Amidst admirable hours spent reflecting a precarious future and surrounded by accomplished explorers, researchers, and conservationists from the world over, I was therefore shocked to encounter a circus mentality akin to a turn of the century Coney Island freak show: the annual presentation of 'endangered' species. Accompanied by dessert and the cymbal-clanging lame jokes of the organization's honorary president, handlers brought out several terrified animals: a large snapping turtle whose mouth was stretched wide in fear, a monitor lizard, and a mid-sized alligator from the Florida Everglades.

Last year's event was even worse when an arctic wolf was dragged shivering to stage and a falcon was loosed into the Waldorf's ballroom and alighted on a balcony, too petrified to fly back to its falconer. My family has been very active in conservation since early this century. And though I eat meat, wear leather, visit zoos, and do not throw tofu pies at Anna Wintour, something in me stirred at the sight of those terrified wild animals.

While this an anticipated highlight of the dinner, I cannot help but wonder why. Surely, the majority of members and friends are not novices when it comes to the wilderness and to endangered species? The handlers were not showing the animals to poverty-stricken children of the third world to motivate them to forgo the consumption of bush meat and refrain from kicking their dogs. At least the peals of laughter from the audience were tempered by the discontent at my table where several renowned underwater filmmakers were equally disgusted by the unnecessary parading and taunting of the animals, a display that debased the evening's noble discussion of conservation, preservation and our hope for a "Green" future.

This could not have been about education or fundraising. It was simply entertainment. And while some may find it hilarious to see a snapping turtle prodded with a celery stick on stage, I personally cannot see the humor. Perhaps if the president of the organization had dressed himself in a monkey suit and banged on cymbals, then I could have chuckled. Instead I was reminded of the poor Maya Indian at the World Fair, caged, objectified, mocked, and ultimately eradicated.

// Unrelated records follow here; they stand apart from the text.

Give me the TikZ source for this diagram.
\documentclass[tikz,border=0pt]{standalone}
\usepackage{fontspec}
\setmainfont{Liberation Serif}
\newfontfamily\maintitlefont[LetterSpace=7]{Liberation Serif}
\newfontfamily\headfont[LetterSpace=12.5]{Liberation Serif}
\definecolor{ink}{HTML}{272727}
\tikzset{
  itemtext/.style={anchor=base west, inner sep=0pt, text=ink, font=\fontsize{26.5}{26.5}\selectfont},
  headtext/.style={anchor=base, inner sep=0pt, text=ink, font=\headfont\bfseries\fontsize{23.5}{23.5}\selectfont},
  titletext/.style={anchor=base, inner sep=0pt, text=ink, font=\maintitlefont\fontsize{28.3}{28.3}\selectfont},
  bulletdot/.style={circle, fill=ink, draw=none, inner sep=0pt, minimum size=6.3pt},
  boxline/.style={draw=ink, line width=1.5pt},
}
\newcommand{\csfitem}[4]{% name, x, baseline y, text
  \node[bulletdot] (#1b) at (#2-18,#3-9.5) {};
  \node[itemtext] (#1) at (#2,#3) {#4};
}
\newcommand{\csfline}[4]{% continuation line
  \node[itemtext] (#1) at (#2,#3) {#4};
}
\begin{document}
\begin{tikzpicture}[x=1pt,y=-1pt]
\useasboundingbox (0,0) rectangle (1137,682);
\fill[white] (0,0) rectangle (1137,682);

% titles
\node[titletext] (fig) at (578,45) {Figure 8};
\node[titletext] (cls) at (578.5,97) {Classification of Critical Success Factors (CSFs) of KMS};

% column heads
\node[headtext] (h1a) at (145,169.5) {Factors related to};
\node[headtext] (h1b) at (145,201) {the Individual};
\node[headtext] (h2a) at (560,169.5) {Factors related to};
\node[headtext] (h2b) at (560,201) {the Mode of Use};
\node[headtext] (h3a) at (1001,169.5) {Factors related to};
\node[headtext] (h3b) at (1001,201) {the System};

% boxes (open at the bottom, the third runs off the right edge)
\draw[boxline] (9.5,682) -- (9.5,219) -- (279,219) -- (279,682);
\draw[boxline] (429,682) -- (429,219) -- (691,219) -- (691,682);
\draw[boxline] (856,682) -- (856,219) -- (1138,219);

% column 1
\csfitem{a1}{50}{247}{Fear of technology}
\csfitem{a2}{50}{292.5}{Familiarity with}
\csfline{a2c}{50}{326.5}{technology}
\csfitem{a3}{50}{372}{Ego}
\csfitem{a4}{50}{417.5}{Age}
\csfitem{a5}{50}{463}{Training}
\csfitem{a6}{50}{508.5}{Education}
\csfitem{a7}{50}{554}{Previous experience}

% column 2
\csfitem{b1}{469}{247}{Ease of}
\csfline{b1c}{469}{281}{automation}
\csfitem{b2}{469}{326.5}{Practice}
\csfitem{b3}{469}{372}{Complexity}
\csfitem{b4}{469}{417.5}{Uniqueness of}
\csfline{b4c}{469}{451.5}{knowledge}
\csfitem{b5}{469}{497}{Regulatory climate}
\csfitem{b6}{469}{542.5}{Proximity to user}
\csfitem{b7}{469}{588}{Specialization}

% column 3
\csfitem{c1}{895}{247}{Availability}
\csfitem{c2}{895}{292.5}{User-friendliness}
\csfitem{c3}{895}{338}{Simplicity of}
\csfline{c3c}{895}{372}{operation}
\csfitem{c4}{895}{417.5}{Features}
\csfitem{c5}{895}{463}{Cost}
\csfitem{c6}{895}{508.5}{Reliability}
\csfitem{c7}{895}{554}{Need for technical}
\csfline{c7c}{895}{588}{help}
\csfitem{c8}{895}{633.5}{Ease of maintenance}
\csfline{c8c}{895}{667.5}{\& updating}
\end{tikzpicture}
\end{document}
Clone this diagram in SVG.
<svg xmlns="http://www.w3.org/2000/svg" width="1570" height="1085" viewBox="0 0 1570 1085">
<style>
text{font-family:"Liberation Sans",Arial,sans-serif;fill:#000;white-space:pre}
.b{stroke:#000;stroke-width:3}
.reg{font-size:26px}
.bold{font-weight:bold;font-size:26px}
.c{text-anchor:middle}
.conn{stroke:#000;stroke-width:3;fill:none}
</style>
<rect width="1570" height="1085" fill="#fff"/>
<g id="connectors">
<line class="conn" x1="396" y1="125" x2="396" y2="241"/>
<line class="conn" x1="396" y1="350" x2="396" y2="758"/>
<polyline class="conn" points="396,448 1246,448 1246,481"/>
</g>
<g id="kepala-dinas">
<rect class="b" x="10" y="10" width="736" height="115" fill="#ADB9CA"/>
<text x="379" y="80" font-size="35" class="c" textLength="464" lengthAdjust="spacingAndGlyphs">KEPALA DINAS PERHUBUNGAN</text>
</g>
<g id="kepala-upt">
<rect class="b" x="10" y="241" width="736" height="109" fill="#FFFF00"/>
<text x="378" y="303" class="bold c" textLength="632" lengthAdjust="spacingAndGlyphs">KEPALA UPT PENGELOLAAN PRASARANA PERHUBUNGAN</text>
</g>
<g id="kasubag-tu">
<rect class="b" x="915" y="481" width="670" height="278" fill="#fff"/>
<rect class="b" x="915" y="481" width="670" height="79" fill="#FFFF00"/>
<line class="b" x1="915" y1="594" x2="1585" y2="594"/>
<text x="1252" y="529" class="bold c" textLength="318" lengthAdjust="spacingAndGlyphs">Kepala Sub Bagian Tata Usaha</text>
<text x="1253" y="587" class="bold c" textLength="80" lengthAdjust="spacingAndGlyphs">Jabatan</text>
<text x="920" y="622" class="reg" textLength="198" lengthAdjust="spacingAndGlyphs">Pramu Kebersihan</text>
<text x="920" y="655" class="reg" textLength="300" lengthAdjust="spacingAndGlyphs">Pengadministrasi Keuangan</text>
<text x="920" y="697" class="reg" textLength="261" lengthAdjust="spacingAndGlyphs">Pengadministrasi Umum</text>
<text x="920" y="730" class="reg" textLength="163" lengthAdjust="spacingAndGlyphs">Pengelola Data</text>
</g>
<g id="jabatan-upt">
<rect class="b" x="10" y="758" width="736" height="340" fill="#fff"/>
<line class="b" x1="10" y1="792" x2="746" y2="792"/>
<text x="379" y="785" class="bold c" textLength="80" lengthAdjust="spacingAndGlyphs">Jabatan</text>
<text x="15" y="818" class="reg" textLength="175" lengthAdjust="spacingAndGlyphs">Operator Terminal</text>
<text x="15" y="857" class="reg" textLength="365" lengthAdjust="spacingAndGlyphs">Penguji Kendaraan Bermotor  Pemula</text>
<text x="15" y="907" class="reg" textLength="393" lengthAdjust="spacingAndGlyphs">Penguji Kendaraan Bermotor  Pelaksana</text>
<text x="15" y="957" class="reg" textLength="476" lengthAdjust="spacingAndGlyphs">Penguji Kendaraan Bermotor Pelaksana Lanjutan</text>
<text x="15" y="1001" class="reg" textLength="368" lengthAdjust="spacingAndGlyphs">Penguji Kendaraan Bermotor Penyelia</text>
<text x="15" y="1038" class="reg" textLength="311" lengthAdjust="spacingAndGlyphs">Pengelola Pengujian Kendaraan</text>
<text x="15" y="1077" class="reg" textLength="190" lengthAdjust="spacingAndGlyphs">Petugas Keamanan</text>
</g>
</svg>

The falcon lost in the grand ballroom seems something of another era. To be quite frank, in this day and age, it's uncivilized. It is the imperialist mindset that nature is still ours for the taking. And if we continue to regard that which we do not understand with the same myopic glasses that have engendered over a century of environmental destruction, we will certainly never have the pleasure of seeing those animals in their natural habitat, let alone at the Waldorf Astoria.